===== DATASET RECORDS =====

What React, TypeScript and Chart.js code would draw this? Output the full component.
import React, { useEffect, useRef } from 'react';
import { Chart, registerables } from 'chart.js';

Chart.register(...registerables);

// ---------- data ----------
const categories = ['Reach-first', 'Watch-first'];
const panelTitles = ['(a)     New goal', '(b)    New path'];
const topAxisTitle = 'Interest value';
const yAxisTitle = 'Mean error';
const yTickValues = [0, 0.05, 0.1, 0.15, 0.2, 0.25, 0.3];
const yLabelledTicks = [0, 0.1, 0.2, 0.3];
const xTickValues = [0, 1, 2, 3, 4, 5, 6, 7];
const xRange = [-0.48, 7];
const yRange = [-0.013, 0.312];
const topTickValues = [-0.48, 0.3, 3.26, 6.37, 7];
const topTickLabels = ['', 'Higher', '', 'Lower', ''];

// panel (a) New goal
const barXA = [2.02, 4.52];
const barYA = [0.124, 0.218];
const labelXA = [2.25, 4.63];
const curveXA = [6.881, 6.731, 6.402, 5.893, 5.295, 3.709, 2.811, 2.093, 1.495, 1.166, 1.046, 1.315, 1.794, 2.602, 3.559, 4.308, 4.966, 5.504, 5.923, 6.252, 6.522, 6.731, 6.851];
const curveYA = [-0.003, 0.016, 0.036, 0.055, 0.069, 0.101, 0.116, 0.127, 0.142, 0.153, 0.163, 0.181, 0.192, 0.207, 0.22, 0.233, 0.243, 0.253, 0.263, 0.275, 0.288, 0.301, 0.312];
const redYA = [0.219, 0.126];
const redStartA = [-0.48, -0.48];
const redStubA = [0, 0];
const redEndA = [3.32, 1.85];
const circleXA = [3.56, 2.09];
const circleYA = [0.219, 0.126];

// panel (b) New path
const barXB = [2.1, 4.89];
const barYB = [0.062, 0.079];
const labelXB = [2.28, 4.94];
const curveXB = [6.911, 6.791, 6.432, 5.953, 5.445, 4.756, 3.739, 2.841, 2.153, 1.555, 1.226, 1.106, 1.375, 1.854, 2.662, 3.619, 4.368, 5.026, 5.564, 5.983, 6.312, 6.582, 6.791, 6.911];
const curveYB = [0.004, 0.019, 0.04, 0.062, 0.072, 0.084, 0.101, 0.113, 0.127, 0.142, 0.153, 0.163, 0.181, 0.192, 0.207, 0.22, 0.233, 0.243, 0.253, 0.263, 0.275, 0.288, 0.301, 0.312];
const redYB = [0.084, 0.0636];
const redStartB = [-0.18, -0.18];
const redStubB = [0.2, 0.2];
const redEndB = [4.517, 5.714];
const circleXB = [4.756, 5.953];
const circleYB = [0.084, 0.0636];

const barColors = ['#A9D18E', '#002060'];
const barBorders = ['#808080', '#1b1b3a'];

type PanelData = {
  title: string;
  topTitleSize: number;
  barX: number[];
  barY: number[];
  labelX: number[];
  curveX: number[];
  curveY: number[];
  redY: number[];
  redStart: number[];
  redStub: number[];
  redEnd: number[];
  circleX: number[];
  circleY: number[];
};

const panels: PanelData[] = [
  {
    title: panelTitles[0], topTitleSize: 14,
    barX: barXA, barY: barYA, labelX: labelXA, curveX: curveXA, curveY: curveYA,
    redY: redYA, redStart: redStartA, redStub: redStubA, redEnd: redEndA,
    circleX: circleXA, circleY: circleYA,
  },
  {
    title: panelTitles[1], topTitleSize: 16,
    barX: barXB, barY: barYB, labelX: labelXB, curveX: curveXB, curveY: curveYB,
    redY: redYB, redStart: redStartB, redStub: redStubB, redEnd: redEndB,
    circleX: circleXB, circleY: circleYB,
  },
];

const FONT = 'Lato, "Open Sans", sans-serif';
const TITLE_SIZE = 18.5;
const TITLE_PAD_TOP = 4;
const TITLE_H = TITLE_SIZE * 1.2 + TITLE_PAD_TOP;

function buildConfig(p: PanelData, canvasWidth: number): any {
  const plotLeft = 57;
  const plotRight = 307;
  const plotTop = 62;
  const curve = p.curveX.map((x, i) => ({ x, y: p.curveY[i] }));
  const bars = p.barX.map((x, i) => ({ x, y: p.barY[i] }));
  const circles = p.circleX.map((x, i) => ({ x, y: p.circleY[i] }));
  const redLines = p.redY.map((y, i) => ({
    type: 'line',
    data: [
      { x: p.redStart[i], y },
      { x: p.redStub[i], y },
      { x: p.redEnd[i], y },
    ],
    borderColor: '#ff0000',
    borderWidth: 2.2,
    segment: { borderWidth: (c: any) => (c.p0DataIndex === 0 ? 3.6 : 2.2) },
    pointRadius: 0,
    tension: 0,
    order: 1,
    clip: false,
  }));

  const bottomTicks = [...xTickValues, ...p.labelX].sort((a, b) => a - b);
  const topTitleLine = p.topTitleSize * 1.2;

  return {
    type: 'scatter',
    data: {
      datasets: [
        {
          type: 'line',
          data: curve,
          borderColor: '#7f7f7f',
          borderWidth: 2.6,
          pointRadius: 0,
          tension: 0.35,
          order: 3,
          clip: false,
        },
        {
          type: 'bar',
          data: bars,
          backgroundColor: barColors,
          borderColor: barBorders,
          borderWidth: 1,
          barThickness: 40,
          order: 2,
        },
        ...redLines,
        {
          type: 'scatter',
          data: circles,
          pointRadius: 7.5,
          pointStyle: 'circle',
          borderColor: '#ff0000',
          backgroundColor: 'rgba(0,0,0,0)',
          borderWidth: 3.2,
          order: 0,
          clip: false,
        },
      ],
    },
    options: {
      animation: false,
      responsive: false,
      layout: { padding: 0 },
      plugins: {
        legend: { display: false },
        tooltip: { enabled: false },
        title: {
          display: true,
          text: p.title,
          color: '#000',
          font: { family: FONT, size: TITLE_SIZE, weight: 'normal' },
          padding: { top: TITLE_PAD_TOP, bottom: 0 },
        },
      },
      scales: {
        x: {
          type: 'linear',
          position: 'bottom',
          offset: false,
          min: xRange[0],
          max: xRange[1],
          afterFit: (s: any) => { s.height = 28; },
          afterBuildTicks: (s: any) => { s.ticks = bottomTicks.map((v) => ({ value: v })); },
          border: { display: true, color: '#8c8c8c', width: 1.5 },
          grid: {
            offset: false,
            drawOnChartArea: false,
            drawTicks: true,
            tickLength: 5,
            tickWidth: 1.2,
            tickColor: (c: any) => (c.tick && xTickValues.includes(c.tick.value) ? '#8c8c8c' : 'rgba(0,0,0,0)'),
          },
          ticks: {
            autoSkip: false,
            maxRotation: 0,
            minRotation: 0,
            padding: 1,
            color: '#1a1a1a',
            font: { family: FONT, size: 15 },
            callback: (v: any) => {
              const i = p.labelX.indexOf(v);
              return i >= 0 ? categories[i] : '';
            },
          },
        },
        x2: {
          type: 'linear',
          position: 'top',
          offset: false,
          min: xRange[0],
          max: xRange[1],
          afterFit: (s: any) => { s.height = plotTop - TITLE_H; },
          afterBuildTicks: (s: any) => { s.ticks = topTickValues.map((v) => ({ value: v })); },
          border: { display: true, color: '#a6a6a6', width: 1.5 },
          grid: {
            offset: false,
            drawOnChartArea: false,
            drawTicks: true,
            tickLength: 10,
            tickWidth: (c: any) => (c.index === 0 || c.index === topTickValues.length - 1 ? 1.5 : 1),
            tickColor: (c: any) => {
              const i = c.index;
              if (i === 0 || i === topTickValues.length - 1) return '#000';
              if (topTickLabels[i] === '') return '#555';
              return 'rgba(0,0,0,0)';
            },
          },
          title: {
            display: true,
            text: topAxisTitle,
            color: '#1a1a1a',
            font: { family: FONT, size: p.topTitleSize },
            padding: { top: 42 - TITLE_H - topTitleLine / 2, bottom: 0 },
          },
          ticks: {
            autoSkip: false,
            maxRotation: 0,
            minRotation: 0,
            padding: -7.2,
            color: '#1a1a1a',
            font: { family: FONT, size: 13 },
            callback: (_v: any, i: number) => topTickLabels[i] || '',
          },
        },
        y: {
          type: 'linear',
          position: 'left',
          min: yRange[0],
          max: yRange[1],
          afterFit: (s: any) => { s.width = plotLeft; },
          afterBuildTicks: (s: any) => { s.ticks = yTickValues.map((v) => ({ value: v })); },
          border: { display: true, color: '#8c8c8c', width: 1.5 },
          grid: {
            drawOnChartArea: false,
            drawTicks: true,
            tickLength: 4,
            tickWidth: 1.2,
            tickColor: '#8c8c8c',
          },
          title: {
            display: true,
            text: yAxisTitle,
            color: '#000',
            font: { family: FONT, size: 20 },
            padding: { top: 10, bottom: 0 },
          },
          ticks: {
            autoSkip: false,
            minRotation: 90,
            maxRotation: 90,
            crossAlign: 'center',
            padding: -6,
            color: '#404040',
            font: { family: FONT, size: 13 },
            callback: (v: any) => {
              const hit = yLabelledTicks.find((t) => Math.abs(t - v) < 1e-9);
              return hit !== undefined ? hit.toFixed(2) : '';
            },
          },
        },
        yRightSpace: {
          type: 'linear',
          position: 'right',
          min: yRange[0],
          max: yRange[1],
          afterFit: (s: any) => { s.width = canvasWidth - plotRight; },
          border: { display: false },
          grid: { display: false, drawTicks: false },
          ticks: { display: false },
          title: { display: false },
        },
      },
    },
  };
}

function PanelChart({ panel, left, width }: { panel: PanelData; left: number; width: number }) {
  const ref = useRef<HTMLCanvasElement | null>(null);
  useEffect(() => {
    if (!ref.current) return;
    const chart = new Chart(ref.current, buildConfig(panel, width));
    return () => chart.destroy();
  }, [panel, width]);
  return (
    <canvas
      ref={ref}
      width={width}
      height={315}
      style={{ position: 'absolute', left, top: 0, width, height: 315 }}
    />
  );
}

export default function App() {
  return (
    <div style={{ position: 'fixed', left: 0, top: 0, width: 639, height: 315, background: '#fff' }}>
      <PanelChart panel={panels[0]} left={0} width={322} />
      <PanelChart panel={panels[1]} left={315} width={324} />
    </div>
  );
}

=====
===== DATASET RECORDS =====

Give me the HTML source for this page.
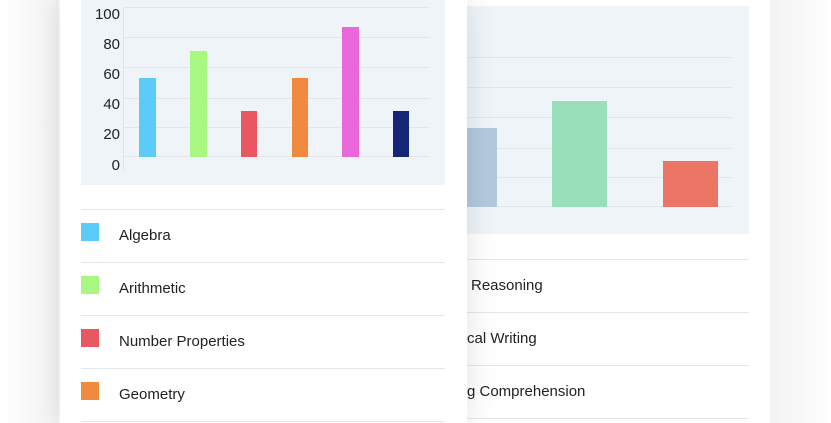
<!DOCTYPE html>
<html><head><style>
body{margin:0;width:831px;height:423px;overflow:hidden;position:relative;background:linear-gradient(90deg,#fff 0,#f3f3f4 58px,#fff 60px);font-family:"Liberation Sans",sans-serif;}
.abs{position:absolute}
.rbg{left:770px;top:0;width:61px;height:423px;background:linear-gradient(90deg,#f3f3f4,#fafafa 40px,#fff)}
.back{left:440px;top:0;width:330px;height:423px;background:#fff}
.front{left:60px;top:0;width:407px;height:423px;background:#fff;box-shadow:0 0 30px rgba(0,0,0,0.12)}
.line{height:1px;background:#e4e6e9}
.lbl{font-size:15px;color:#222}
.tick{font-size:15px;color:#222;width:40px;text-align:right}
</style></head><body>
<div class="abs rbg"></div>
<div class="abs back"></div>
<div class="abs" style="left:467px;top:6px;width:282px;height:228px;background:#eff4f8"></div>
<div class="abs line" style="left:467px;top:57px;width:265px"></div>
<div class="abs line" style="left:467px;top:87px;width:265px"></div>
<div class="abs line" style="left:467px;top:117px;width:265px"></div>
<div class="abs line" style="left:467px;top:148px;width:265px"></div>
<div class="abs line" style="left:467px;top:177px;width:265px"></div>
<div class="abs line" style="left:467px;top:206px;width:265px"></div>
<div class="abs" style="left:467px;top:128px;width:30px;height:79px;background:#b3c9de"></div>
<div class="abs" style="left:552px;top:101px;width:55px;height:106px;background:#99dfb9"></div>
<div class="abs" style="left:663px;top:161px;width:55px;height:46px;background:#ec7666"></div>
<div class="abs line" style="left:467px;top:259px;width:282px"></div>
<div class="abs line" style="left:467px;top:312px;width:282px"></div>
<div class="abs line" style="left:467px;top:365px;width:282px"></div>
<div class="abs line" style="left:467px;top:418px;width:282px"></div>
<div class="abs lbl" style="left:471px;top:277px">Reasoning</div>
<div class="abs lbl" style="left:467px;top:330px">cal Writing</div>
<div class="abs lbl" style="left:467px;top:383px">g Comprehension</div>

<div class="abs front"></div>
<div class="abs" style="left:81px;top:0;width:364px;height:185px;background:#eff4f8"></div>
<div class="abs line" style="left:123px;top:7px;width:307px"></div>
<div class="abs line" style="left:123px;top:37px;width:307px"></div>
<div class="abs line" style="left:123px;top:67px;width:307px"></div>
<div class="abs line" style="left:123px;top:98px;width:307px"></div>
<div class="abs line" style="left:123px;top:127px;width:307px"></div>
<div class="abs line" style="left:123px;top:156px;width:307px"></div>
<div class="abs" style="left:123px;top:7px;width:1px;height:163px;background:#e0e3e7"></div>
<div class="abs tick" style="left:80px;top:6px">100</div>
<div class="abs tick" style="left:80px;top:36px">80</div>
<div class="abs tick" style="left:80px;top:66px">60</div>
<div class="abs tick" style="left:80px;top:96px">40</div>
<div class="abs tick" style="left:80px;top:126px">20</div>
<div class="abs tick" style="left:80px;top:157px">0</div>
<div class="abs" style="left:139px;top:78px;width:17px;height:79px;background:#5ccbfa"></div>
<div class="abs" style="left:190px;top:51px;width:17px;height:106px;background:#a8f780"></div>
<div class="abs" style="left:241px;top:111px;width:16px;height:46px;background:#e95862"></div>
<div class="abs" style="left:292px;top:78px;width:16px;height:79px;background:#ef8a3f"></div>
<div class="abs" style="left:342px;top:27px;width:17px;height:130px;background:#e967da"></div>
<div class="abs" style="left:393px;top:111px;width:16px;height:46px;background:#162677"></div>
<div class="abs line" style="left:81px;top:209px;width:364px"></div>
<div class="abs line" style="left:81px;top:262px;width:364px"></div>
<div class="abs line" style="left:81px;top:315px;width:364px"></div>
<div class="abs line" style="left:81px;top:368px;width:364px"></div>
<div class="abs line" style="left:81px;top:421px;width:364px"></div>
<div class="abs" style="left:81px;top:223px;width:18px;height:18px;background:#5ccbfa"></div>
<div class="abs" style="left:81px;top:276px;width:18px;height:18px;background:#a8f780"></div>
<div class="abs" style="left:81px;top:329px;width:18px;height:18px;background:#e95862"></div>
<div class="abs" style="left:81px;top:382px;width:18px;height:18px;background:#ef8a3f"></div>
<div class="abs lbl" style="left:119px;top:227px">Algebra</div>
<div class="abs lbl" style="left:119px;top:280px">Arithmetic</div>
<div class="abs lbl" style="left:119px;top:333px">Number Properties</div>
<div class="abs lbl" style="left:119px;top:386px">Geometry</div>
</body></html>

=====
===== DATASET RECORDS =====

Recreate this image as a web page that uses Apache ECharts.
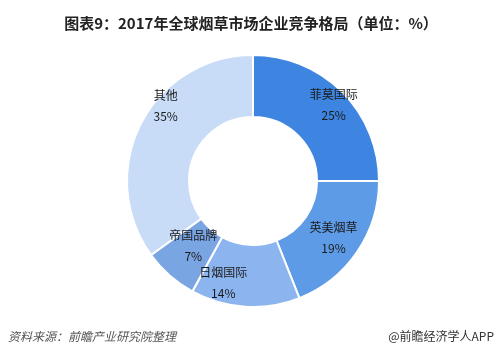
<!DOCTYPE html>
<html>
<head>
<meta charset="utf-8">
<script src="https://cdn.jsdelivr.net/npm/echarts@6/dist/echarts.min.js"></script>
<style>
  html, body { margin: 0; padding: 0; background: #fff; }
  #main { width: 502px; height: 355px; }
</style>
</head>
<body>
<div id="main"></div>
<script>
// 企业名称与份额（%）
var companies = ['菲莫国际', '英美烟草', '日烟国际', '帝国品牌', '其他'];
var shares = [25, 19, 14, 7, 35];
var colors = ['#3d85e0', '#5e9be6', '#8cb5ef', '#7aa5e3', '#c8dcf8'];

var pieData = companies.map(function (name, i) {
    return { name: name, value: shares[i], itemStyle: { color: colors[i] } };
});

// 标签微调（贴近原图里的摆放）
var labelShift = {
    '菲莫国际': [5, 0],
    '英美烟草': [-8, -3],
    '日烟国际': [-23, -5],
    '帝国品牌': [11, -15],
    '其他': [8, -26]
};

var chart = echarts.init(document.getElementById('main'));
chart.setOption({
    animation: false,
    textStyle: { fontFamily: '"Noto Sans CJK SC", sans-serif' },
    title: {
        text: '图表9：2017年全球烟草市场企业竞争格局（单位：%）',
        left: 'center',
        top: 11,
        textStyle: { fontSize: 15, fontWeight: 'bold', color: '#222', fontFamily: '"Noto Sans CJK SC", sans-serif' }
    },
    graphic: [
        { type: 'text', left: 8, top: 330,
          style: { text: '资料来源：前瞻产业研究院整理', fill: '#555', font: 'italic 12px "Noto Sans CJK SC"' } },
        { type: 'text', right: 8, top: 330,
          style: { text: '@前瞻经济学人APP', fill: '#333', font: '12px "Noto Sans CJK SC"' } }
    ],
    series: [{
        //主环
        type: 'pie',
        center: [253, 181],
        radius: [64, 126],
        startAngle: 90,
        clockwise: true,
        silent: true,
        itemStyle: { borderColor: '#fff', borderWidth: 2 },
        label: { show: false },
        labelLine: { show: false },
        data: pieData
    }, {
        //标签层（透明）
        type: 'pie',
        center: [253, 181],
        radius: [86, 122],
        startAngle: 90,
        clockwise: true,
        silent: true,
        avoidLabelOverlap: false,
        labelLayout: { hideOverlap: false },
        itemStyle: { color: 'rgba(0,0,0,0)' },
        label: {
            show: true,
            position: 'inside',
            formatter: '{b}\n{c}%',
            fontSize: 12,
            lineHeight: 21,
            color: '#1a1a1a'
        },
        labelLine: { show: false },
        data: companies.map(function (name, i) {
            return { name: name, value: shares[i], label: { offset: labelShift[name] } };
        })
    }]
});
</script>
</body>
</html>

=====

## THE TASK
Reproduce the lines exactly, from the line that contains "What React, TypeScript" through the line that contains "const barBorders = ['#808080', '#1b1b3a'];", and nothing more.

## TASK ANSWER
What React, TypeScript and Chart.js code would draw this? Output the full component.
import React, { useEffect, useRef } from 'react';
import { Chart, registerables } from 'chart.js';

Chart.register(...registerables);

// ---------- data ----------
const categories = ['Reach-first', 'Watch-first'];
const panelTitles = ['(a)     New goal', '(b)    New path'];
const topAxisTitle = 'Interest value';
const yAxisTitle = 'Mean error';
const yTickValues = [0, 0.05, 0.1, 0.15, 0.2, 0.25, 0.3];
const yLabelledTicks = [0, 0.1, 0.2, 0.3];
const xTickValues = [0, 1, 2, 3, 4, 5, 6, 7];
const xRange = [-0.48, 7];
const yRange = [-0.013, 0.312];
const topTickValues = [-0.48, 0.3, 3.26, 6.37, 7];
const topTickLabels = ['', 'Higher', '', 'Lower', ''];

// panel (a) New goal
const barXA = [2.02, 4.52];
const barYA = [0.124, 0.218];
const labelXA = [2.25, 4.63];
const curveXA = [6.881, 6.731, 6.402, 5.893, 5.295, 3.709, 2.811, 2.093, 1.495, 1.166, 1.046, 1.315, 1.794, 2.602, 3.559, 4.308, 4.966, 5.504, 5.923, 6.252, 6.522, 6.731, 6.851];
const curveYA = [-0.003, 0.016, 0.036, 0.055, 0.069, 0.101, 0.116, 0.127, 0.142, 0.153, 0.163, 0.181, 0.192, 0.207, 0.22, 0.233, 0.243, 0.253, 0.263, 0.275, 0.288, 0.301, 0.312];
const redYA = [0.219, 0.126];
const redStartA = [-0.48, -0.48];
const redStubA = [0, 0];
const redEndA = [3.32, 1.85];
const circleXA = [3.56, 2.09];
const circleYA = [0.219, 0.126];

// panel (b) New path
const barXB = [2.1, 4.89];
const barYB = [0.062, 0.079];
const labelXB = [2.28, 4.94];
const curveXB = [6.911, 6.791, 6.432, 5.953, 5.445, 4.756, 3.739, 2.841, 2.153, 1.555, 1.226, 1.106, 1.375, 1.854, 2.662, 3.619, 4.368, 5.026, 5.564, 5.983, 6.312, 6.582, 6.791, 6.911];
const curveYB = [0.004, 0.019, 0.04, 0.062, 0.072, 0.084, 0.101, 0.113, 0.127, 0.142, 0.153, 0.163, 0.181, 0.192, 0.207, 0.22, 0.233, 0.243, 0.253, 0.263, 0.275, 0.288, 0.301, 0.312];
const redYB = [0.084, 0.0636];
const redStartB = [-0.18, -0.18];
const redStubB = [0.2, 0.2];
const redEndB = [4.517, 5.714];
const circleXB = [4.756, 5.953];
const circleYB = [0.084, 0.0636];

const barColors = ['#A9D18E', '#002060'];
const barBorders = ['#808080', '#1b1b3a'];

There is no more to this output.